Malaysian authorities wrongly identified the slain half-brother of North Korea’s leader as a South Korean national and first alerted Seoul’s embassy in Kuala Lumpur soon after his death, sources familiar with the incident say.
The police error did have a silver lining: it enabled Seoul to quickly inform Kuala Lumpur the dead man was probably Kim Jong-nam, half-brother to North Korean leader Kim Jong-un.
Kim was murdered on February 13, when Malaysian police say two women smeared super toxic VX nerve agent on his face at Kuala Lumpur International Airport.
After examining the victim’s passport, Malaysian authorities confused the Democratic People’s Republic of Korea, the formal name of North Korea, with the Republic of Korea, the official name of its estranged southern neighbour, the sources told Reuters.
Malaysian authorities contacted the South Korean embassy, sending along copies of documents found on Kim’s body.
After the mix-up was realised, North Korea’s diplomatic mission in Kuala Lumpur was informed on the day of the murder, the sources said.
Malaysian police did not respond to requests for comment.

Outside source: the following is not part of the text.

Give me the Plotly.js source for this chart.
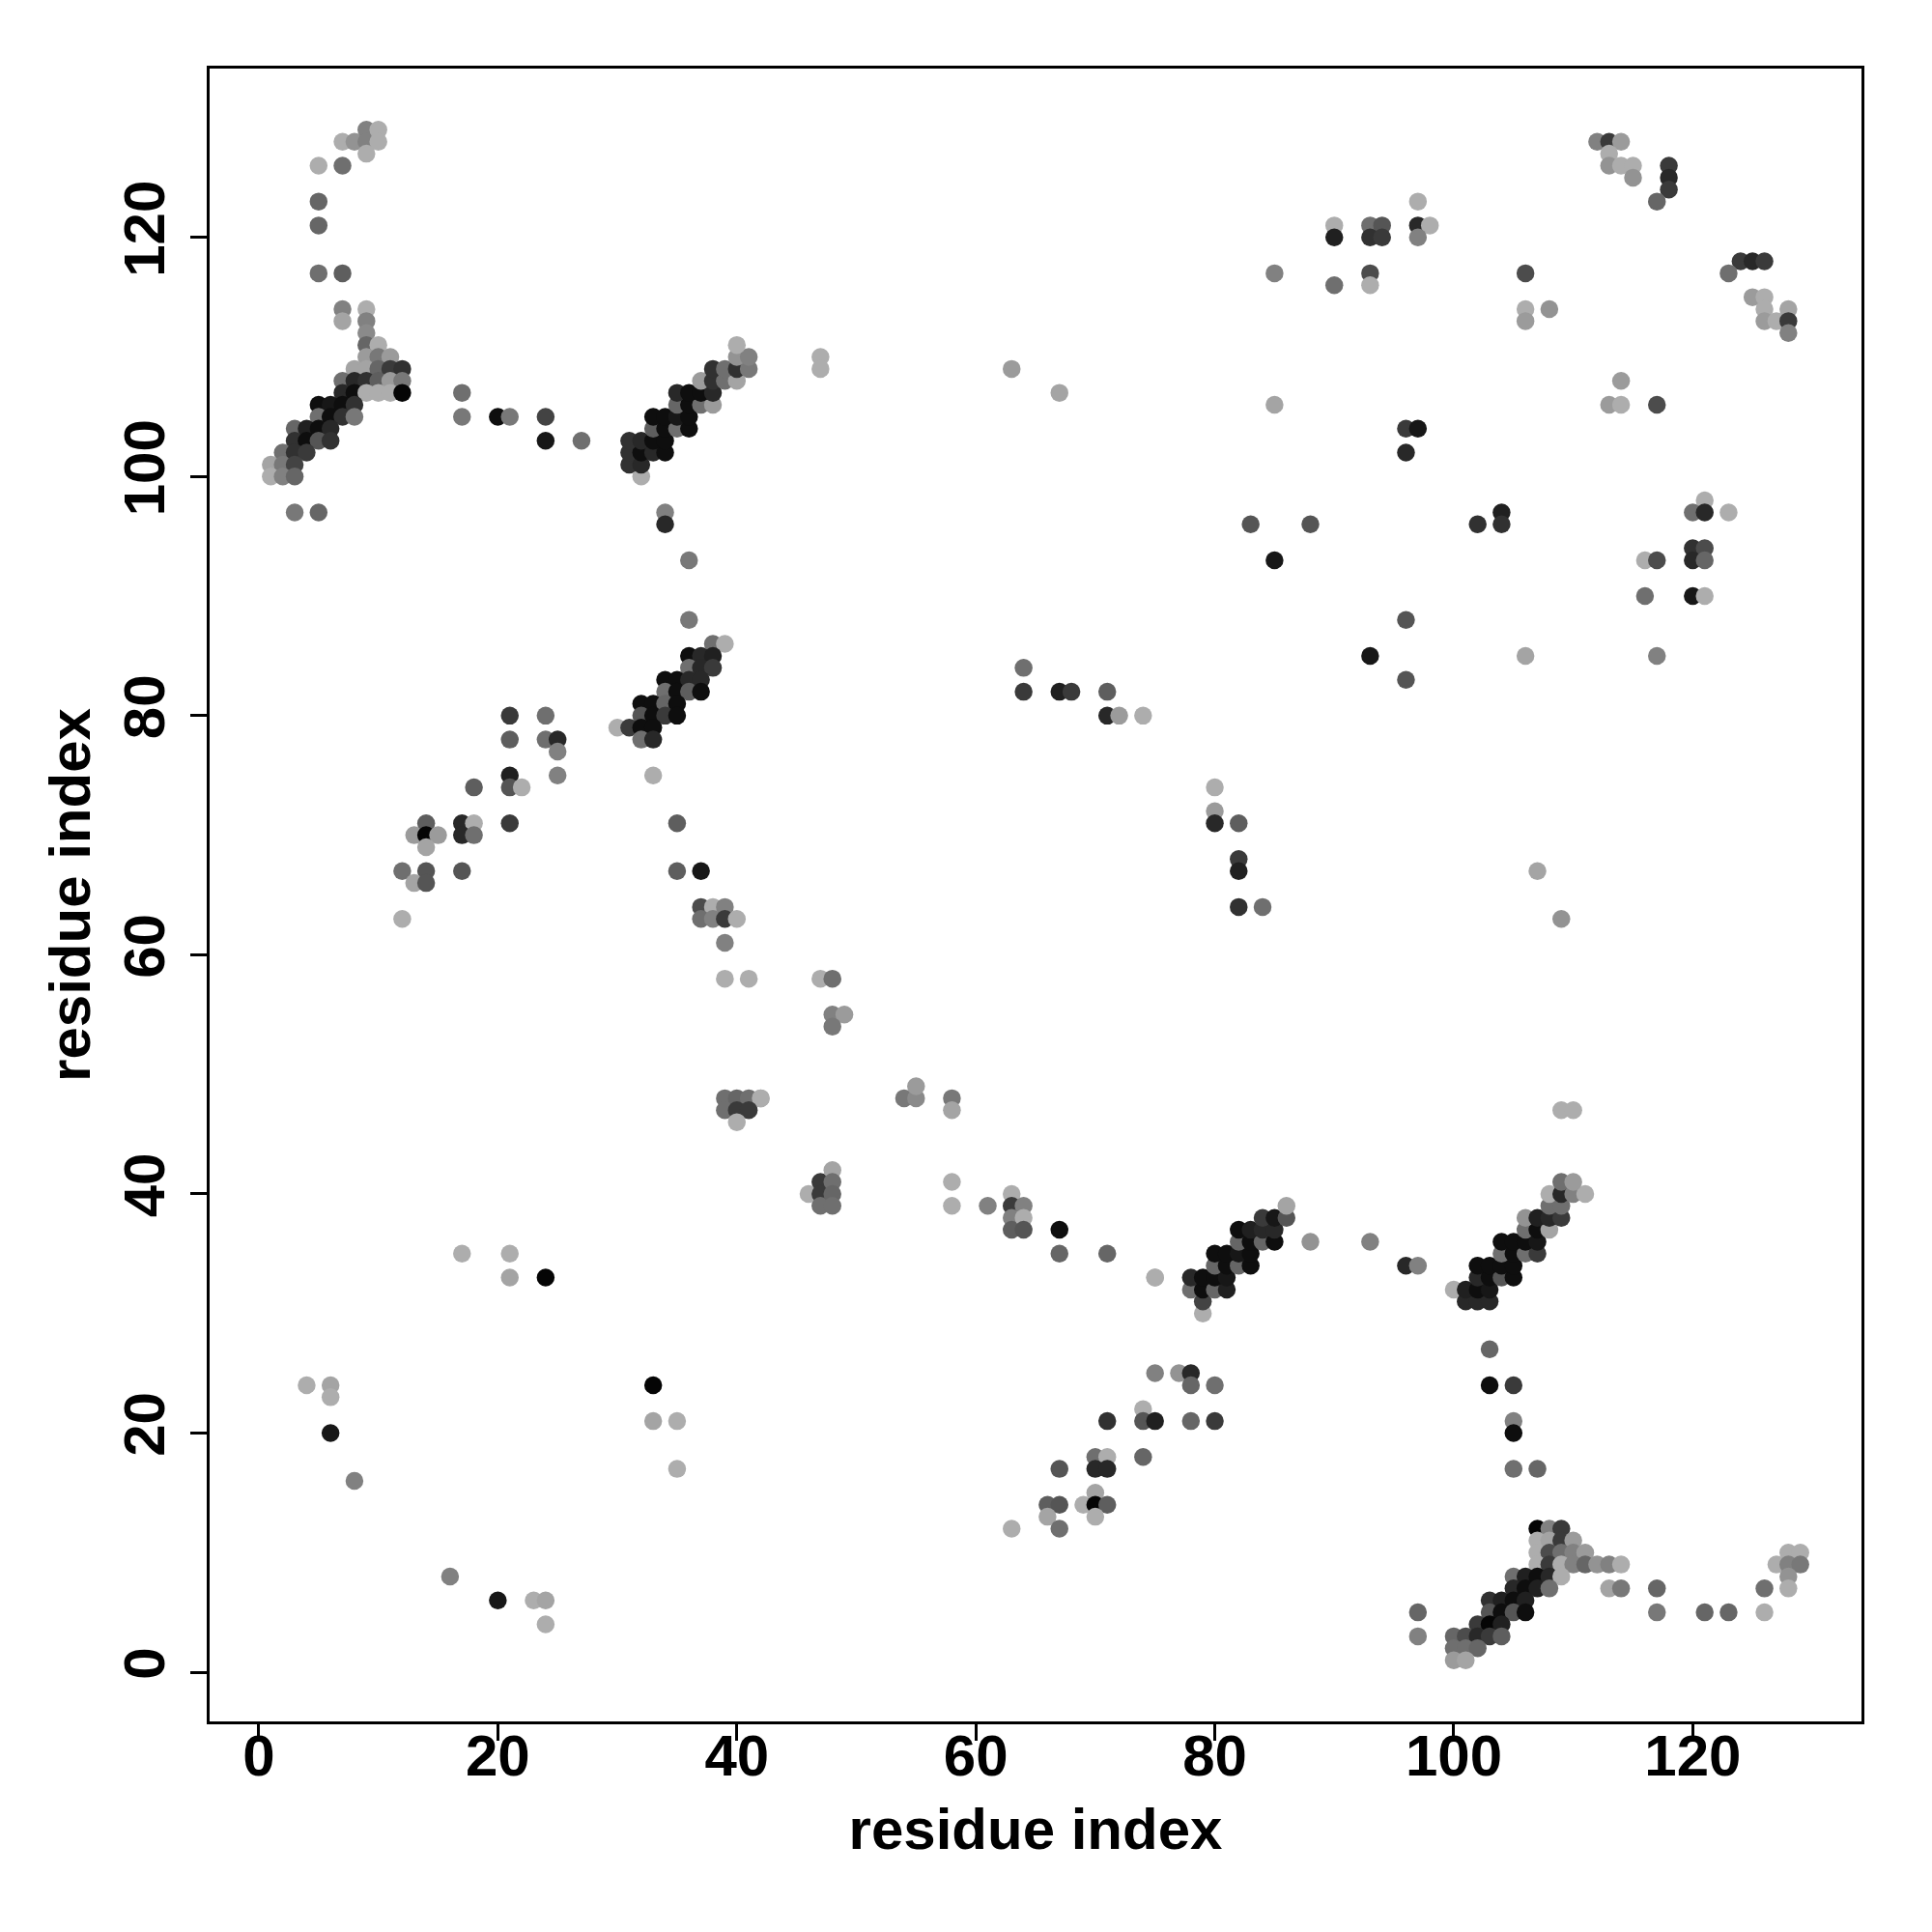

The confusion over Kim’s nationality also explains why it was the South Korean media that initially broke the news.
Within 24 hours of his death, South Korea’s National Intelligence Service had briefed lawmakers in Seoul that Kim Jong-nam was believed dead.
It then was leaked to the South Korean media.
Hours after the news emerged in South Korea, Malaysian police confirmed a North Korean man had died at the airport, without disclosing his identity.
South Korean and US intelligence sources say North Korea masterminded the attack, which Pyongyang denies.
The North Koreans might never have acknowledged the slain man to be Kim Jong-un’s half-brother if Malaysian police had sent his passport to their mission in Seoul instead of the South Korean embassy.